Summary of California Consumer Privacy Act of 2018

03.01.2019
Nossaman White Paper

In 2018, the California Legislature enacted the California Consumer Privacy Act of 2018, Civil Code, § 1798.10 et seq., effective January 1, 2020.  The statute is the byzantine manifestation of an effort to thwart a much more severe ballot initiative that was withdrawn because of the enactment of the statute.

The statute seeks to protect the dissemination by sale and disclosure of information related to California residents (defined as consumers in the statute) and provides certain rights to consumers to control the use, sale and disclosure of that information.  At the same time, the statute imposes obligations upon businesses to disclose to consumers on request information regarding collection, use and sale of personal information.

Overall, the California Attorney General is responsible for enforcing the statute.  Complementing this public enforcement, the statute creates a private right of action in consumers authorizing them to sue businesses who have experienced a data breach by reason of a failure to implement and maintain reasonable security procedures and practices.

The statute is not well drafted; it is verbose and ambiguous.  On or before January 1, 2020, the Attorney General is required to adopt regulations to further the purposes of the statute.

Pending amendments to the statute appear intended to make the statute even more draconian than it currently is.

Certain terms used in this summary have been italicized to reflect that the terms have a formal definition in the statute itself.  The definitions are extensive and contained in section 1798.140 of the Civil Code.  When reading the actual language of the statute, one should have a copy of that section at hand.

What follows is an Executive Summary taken from the Legislative Counsel’s Digest of the CCPA.  For a more detailed summary, please read our white paper here.

EXECUTIVE SUMMARY OF THE CCPA

The Legislative Counsel’s Digest provides:

The California Constitution grants a right of privacy. Existing law provides for the confidentiality of personal information in various contexts and requires a business or person that suffers a breach of security of computerized data that includes personal information, as defined, to disclose that breach, as specified.

This bill would enact the California Consumer Privacy Act of 2018. Beginning January 1, 2020, the bill would grant a consumer a right to request a business to disclose the categories and specific pieces of personal information that it collects about the consumer, the categories of sources from which that information is collected, the business purposes for collecting or selling the information, and the categories of 3rd parties with which the information is shared.

The bill would require a business to make disclosures about the information and the purposes for which it is used.

The bill would grant a consumer the right to request deletion of personal information and would require the business to delete upon receipt of a verified request, as specified.

The bill would grant a consumer a right to request that a business that sells the consumer’s personal information, or discloses it for a business purpose, disclose the categories of information that it collects and categories of information and the identity of 3rd parties to which the information was sold or disclosed.
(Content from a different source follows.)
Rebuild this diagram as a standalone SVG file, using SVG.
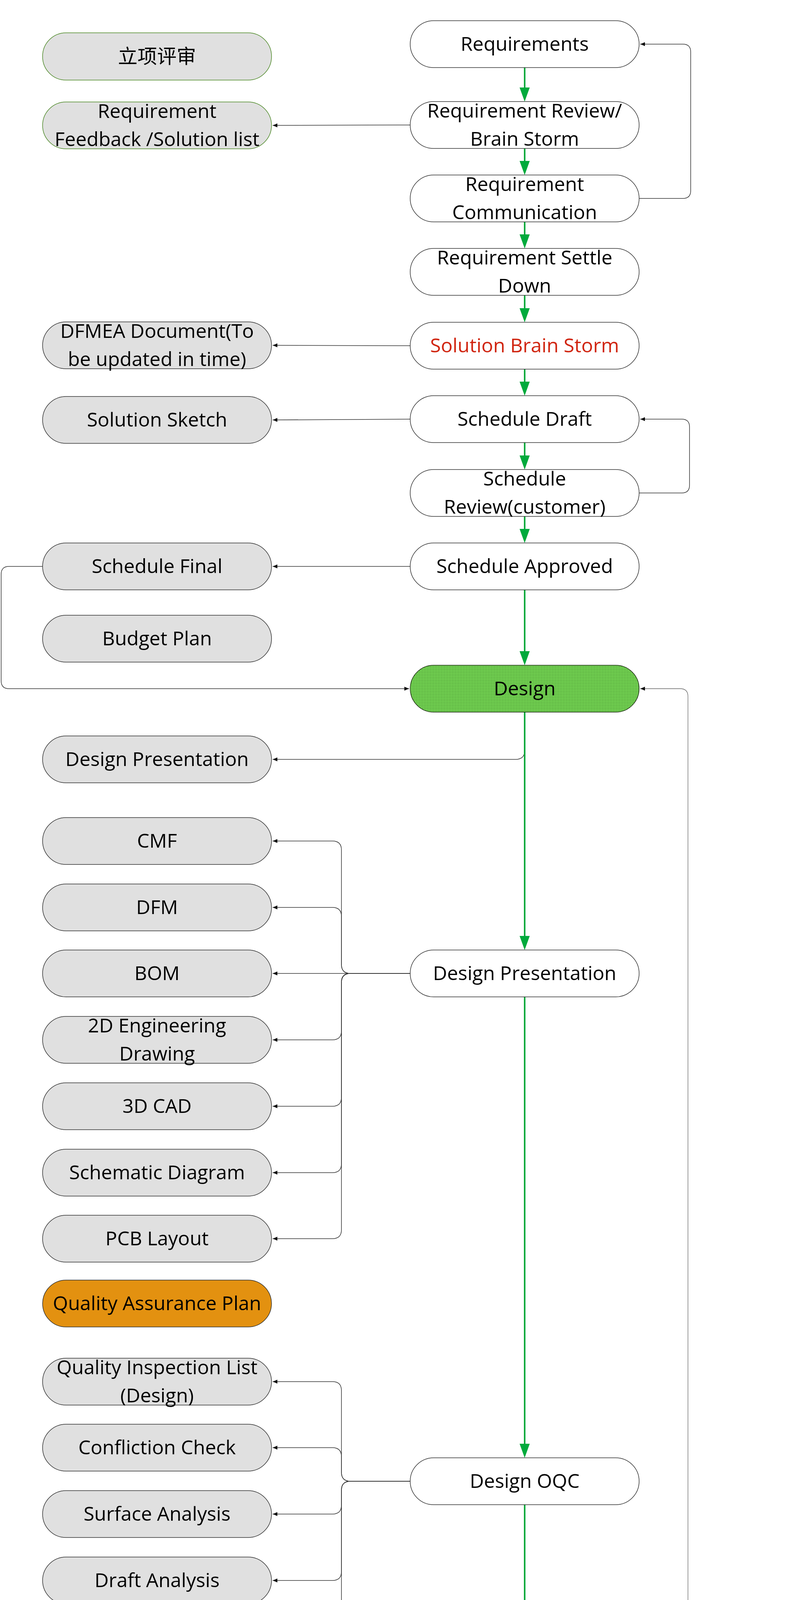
<svg xmlns="http://www.w3.org/2000/svg" width="2035" height="5332" viewBox="0 0 2035 5332">
<defs>
<style>
.n{stroke:#333;stroke-width:1.5}
.w{fill:#fff}
.g{fill:#e0e0e0}
.gb{stroke:#4f8a2a}
.o{fill:#e39110}
.d{fill:url(#dots);stroke:#1e2e14}
.t{font-family:"Open Sans","Noto Sans CJK SC",sans-serif;font-size:50px;text-anchor:middle;fill:#000}
.red{fill:#d0240f}
.c{fill:none;stroke:#333;stroke-width:1.5}
.cl{fill:none;stroke:#666;stroke-width:1.3}
.gr{fill:none;stroke:#00aa3c;stroke-width:4}
</style>
<pattern id="dots" width="4" height="4" patternUnits="userSpaceOnUse">
<rect width="4" height="4" fill="#78dc56"/>
<circle cx="2" cy="2" r="0.95" fill="#2c5c1c"/>
</pattern>
<marker id="ab" markerUnits="userSpaceOnUse" markerWidth="12" markerHeight="10" refX="12" refY="5" orient="auto">
<path d="M0,0 L12,5 L0,10 z" fill="#111"/>
</marker>
<marker id="ag" markerUnits="userSpaceOnUse" markerWidth="36" markerHeight="26" refX="4" refY="13" orient="auto">
<path d="M0,0 L36,13 L0,26 z" fill="#00aa3c"/>
</marker>
</defs>
<rect width="2035" height="5332" fill="#fff"/>

<g id="connectors">
<!-- green main flow -->
<path class="gr" marker-end="url(#ag)" d="M1343 173 V228"/>
<path class="gr" marker-end="url(#ag)" d="M1343 380 V416"/>
<path class="gr" marker-end="url(#ag)" d="M1343 568 V604"/>
<path class="gr" marker-end="url(#ag)" d="M1343 756 V793"/>
<path class="gr" marker-end="url(#ag)" d="M1343 945 V981"/>
<path class="gr" marker-end="url(#ag)" d="M1343 1133 V1170"/>
<path class="gr" marker-end="url(#ag)" d="M1343 1322 V1358"/>
<path class="gr" marker-end="url(#ag)" d="M1343 1510 V1671"/>
<path class="c" d="M1343 1823 V1921 Q1343 1944 1320 1944 H698" marker-end="url(#ab)"/>
<path class="gr" marker-end="url(#ag)" d="M1343 1823 V2400"/>
<path class="gr" marker-end="url(#ag)" d="M1343 2552 V3700"/>
<path class="gr" marker-end="url(#ag)" d="M1343 3852 V4375"/>
<path class="gr" marker-end="url(#ag)" d="M1343 4527 V4543"/>
<path class="gr" marker-end="url(#ag)" d="M1343 4695 V4730"/>
<path class="gr" marker-end="url(#ag)" d="M1343 4882 V4909"/>
<path class="gr" marker-end="url(#ag)" d="M1343 5061 V5106"/>
<path d="M1638 5198 H2035" fill="none" stroke="#5cc376" stroke-width="8" stroke-linecap="round"/>

<!-- side outputs -->
<path class="c" marker-end="url(#ab)" d="M1050 320 L698 321"/>
<path class="c" marker-end="url(#ab)" d="M1050 885 L698 884"/>
<path class="c" marker-end="url(#ab)" d="M1050 1073 L698 1075"/>
<path class="c" marker-end="url(#ab)" d="M1050 1450 H698"/>
<path class="c" marker-end="url(#ab)" d="M1050 4467 H698"/>
<path class="c" marker-end="url(#ab)" d="M1050 4635 H698"/>
<path class="c" marker-end="url(#ab)" d="M1050 5198 H698"/>

<!-- loops -->
<path class="c" marker-end="url(#ab)" d="M1636 508 H1748 Q1768 508 1768 488 V133 Q1768 113 1748 113 H1639"/>
<path class="c" marker-end="url(#ab)" d="M1636 1262 H1745 Q1765 1262 1765 1242 V1093 Q1765 1073 1745 1073 H1639"/>
<path class="c" marker-end="url(#ab)" d="M109 1450 H23 Q3 1450 3 1470 V1743 Q3 1763 23 1763 H1047"/>
<path class="cl" d="M1636 4467 H1741 Q1761 4467 1761 4447 V1783 Q1761 1763 1741 1763 H1639" marker-end="url(#ab)"/>
<path class="cl" d="M1636 5001 H1741 Q1761 5001 1761 4981 V4467"/>

<!-- Design Presentation branches -->
<path class="c" marker-end="url(#ab)" d="M1050 2492 H897 Q874 2492 874 2469 V2176 Q874 2153 851 2153 H698"/>
<path class="c" marker-end="url(#ab)" d="M1050 2492 H897 Q874 2492 874 2469 V2346 Q874 2323 851 2323 H698"/>
<path class="c" marker-end="url(#ab)" d="M1050 2492 H698"/>
<path class="c" marker-end="url(#ab)" d="M1050 2492 H897 Q874 2492 874 2515 V2639 Q874 2662 851 2662 H698"/>
<path class="c" marker-end="url(#ab)" d="M1050 2492 H897 Q874 2492 874 2515 V2809 Q874 2832 851 2832 H698"/>
<path class="c" marker-end="url(#ab)" d="M1050 2492 H897 Q874 2492 874 2515 V2979 Q874 3002 851 3002 H698"/>
<path class="c" marker-end="url(#ab)" d="M1050 2492 H897 Q874 2492 874 2515 V3148 Q874 3171 851 3171 H698"/>

<!-- Design OQC branches -->
<path class="c" marker-end="url(#ab)" d="M1050 3792 H897 Q874 3792 874 3769 V3560 Q874 3537 851 3537 H698"/>
<path class="c" marker-end="url(#ab)" d="M1050 3792 H897 Q874 3792 874 3769 V3729 Q874 3706 851 3706 H698"/>
<path class="c" marker-end="url(#ab)" d="M1050 3792 H897 Q874 3792 874 3815 V3853 Q874 3876 851 3876 H698"/>
<path class="c" marker-end="url(#ab)" d="M1050 3792 H897 Q874 3792 874 3815 V4023 Q874 4046 851 4046 H698"/>
<path class="c" marker-end="url(#ab)" d="M1050 3792 H897 Q874 3792 874 3815 V4206 Q874 4229 851 4229 H698"/>
</g>

<!-- right column -->
<g id="requirements"><rect class="n w" x="1050" y="53" width="586" height="120" rx="60"/><text class="t" x="1343" y="130">Requirements</text></g>
<g id="req-review"><rect class="n w" x="1050" y="260" width="586" height="120" rx="60"/><text class="t" x="1343" y="301">Requirement Review/</text><text class="t" x="1343" y="373">Brain Storm</text></g>
<g id="req-comm"><rect class="n w" x="1050" y="448" width="586" height="120" rx="60"/><text class="t" x="1343" y="489">Requirement</text><text class="t" x="1343" y="561">Communication</text></g>
<g id="req-settle"><rect class="n w" x="1050" y="636" width="586" height="120" rx="60"/><text class="t" x="1343" y="677">Requirement Settle</text><text class="t" x="1343" y="749">Down</text></g>
<g id="solution-bs"><rect class="n w" x="1050" y="825" width="586" height="120" rx="60"/><text class="t red" x="1343" y="902">Solution Brain Storm</text></g>
<g id="schedule-draft"><rect class="n w" x="1050" y="1013" width="586" height="120" rx="60"/><text class="t" x="1343" y="1090">Schedule Draft</text></g>
<g id="schedule-review"><rect class="n w" x="1050" y="1202" width="586" height="120" rx="60"/><text class="t" x="1343" y="1243">Schedule</text><text class="t" x="1343" y="1315">Review(customer)</text></g>
<g id="schedule-approved"><rect class="n w" x="1050" y="1390" width="586" height="120" rx="60"/><text class="t" x="1343" y="1467">Schedule Approved</text></g>
<g id="design"><rect class="n d" x="1050" y="1703" width="586" height="120" rx="60"/><text class="t" x="1343" y="1780">Design</text></g>
<g id="design-presentation-r"><rect class="n w" x="1050" y="2432" width="586" height="120" rx="60"/><text class="t" x="1343" y="2509">Design Presentation</text></g>
<g id="design-oqc"><rect class="n w" x="1050" y="3732" width="586" height="120" rx="60"/><text class="t" x="1343" y="3809">Design OQC</text></g>
<g id="design-review"><rect class="n w" x="1050" y="4407" width="586" height="120" rx="60"/><text class="t" x="1343" y="4484">Design Review</text></g>
<g id="design-done"><rect class="n w" x="1050" y="4575" width="586" height="120" rx="60"/><text class="t" x="1343" y="4616">Design</text><text class="t" x="1343" y="4688">Done(Temporary)</text></g>
<g id="customer-review"><rect class="n w" x="1050" y="4762" width="586" height="120" rx="60"/><text class="t" x="1343" y="4839">Customer Review</text></g>
<g id="design-opt-ext"><rect class="n w" x="1050" y="4941" width="586" height="120" rx="60"/><text class="t" x="1343" y="4982">Design</text><text class="t" x="1343" y="5054">Optimising(External.)</text></g>
<g id="design-approval"><rect class="n w" x="1050" y="5138" width="586" height="120" rx="60"/><text class="t" x="1343" y="5179">Design</text><text class="t" x="1343" y="5251">Approval (Phase 1)</text></g>

<!-- left column -->
<g id="project-review"><rect class="n g gb" x="109" y="84" width="586" height="121" rx="60"/><text class="t" x="402" y="162">立项评审</text></g>
<g id="req-feedback"><rect class="n g gb" x="109" y="261" width="586" height="120" rx="60"/><text class="t" x="402" y="302">Requirement</text><text class="t" x="402" y="374">Feedback /Solution list</text></g>
<g id="dfmea"><rect class="n g" x="109" y="824" width="586" height="120" rx="60"/><text class="t" x="402" y="865">DFMEA Document(To</text><text class="t" x="402" y="937">be updated in time)</text></g>
<g id="solution-sketch"><rect class="n g" x="109" y="1015" width="586" height="120" rx="60"/><text class="t" x="402" y="1092">Solution Sketch</text></g>
<g id="schedule-final"><rect class="n g" x="109" y="1390" width="586" height="120" rx="60"/><text class="t" x="402" y="1467">Schedule Final</text></g>
<g id="budget-plan"><rect class="n g" x="109" y="1575" width="586" height="120" rx="60"/><text class="t" x="402" y="1652">Budget Plan</text></g>
<g id="design-presentation-l"><rect class="n g" x="109" y="1884" width="586" height="120" rx="60"/><text class="t" x="402" y="1961">Design Presentation</text></g>
<g id="cmf"><rect class="n g" x="109" y="2093" width="586" height="120" rx="60"/><text class="t" x="402" y="2170">CMF</text></g>
<g id="dfm"><rect class="n g" x="109" y="2263" width="586" height="120" rx="60"/><text class="t" x="402" y="2340">DFM</text></g>
<g id="bom"><rect class="n g" x="109" y="2432" width="586" height="120" rx="60"/><text class="t" x="402" y="2509">BOM</text></g>
<g id="eng-drawing"><rect class="n g" x="109" y="2602" width="586" height="120" rx="60"/><text class="t" x="402" y="2643">2D Engineering</text><text class="t" x="402" y="2715">Drawing</text></g>
<g id="cad3d"><rect class="n g" x="109" y="2772" width="586" height="120" rx="60"/><text class="t" x="402" y="2849">3D CAD</text></g>
<g id="schematic"><rect class="n g" x="109" y="2942" width="586" height="120" rx="60"/><text class="t" x="402" y="3019">Schematic Diagram</text></g>
<g id="pcb"><rect class="n g" x="109" y="3111" width="586" height="120" rx="60"/><text class="t" x="402" y="3188">PCB Layout</text></g>
<g id="qap"><rect class="n o" x="109" y="3277" width="586" height="120" rx="60"/><text class="t" x="402" y="3354">Quality Assurance Plan</text></g>
<g id="qil"><rect class="n g" x="109" y="3477" width="586" height="120" rx="60"/><text class="t" x="402" y="3518">Quality Inspection List</text><text class="t" x="402" y="3590">(Design)</text></g>
<g id="confliction"><rect class="n g" x="109" y="3646" width="586" height="120" rx="60"/><text class="t" x="402" y="3723">Confliction Check</text></g>
<g id="surface"><rect class="n g" x="109" y="3816" width="586" height="120" rx="60"/><text class="t" x="402" y="3893">Surface Analysis</text></g>
<g id="draft"><rect class="n g" x="109" y="3986" width="586" height="120" rx="60"/><text class="t" x="402" y="4063">Draft Analysis</text></g>
<g id="cae"><rect class="n g" x="109" y="4169" width="586" height="120" rx="60"/><text class="t" x="402" y="4246">CAE Report</text></g>
<g id="opt-list"><rect class="n g gb" x="109" y="4407" width="586" height="120" rx="60"/><text class="t" x="402" y="4484">Design Optimising List</text></g>
<g id="approval-sheet"><rect class="n g gb" x="109" y="4575" width="586" height="120" rx="60"/><text class="t" x="402" y="4616">Design Approval</text><text class="t" x="402" y="4688">Sheet</text></g>
<g id="customer-approval"><rect class="n g" x="109" y="5138" width="586" height="120" rx="60"/><text class="t" x="402" y="5179">Customer Approval</text><text class="t" x="402" y="5251">Document</text></g>
</svg>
The bill would require a business to provide this information in response to a verifiable consumer request.

The bill would authorize a consumer to opt out of the sale of personal information by a business and would prohibit the business from discriminating against the consumer for exercising this right, including by charging the consumer who opts out a different price or providing the consumer a different quality of goods or services, except if the difference is reasonably related to value provided by the consumer’s data.

The bill would authorize businesses to offer financial incentives for collection of personal information.

The bill would prohibit a business from selling the personal information of a consumer under 16 years of age, unless affirmatively authorized, as specified, to be referred to as the right to opt in. The bill would prescribe requirements for receiving, processing, and satisfying these requests from consumers.

The bill would prescribe various definitions for its purposes and would define personal information with reference to a broad list of characteristics and behaviors, personal and commercial, as well as inferences drawn from this information.

The bill would prohibit the provisions described above from restricting the ability of the business to comply with federal, state, or local laws, among other things.

The bill would provide for its enforcement by the Attorney General, as specified, and would provide a private right of action in connection with certain unauthorized access and exfiltration, theft, or disclosure of a consumer’s nonencrypted or nonredacted personal information, as defined.

The bill would prescribe a method for distribution of proceeds of Attorney General actions.

The bill would create the Consumer Privacy Fund in the General Fund with the moneys in the fund, upon appropriation by the Legislature, to be applied to support the purposes of the bill and its enforcement.

The bill would provide for the deposit of penalty money into the fund.

The bill would require the Attorney General to solicit public participation for the purpose of adopting regulations, as specified.

The bill would authorize a business, service provider, or 3rd party to seek the Attorney General’s opinion on how to comply with its provisions.

The bill would void a waiver of a consumer’s rights under its provisions.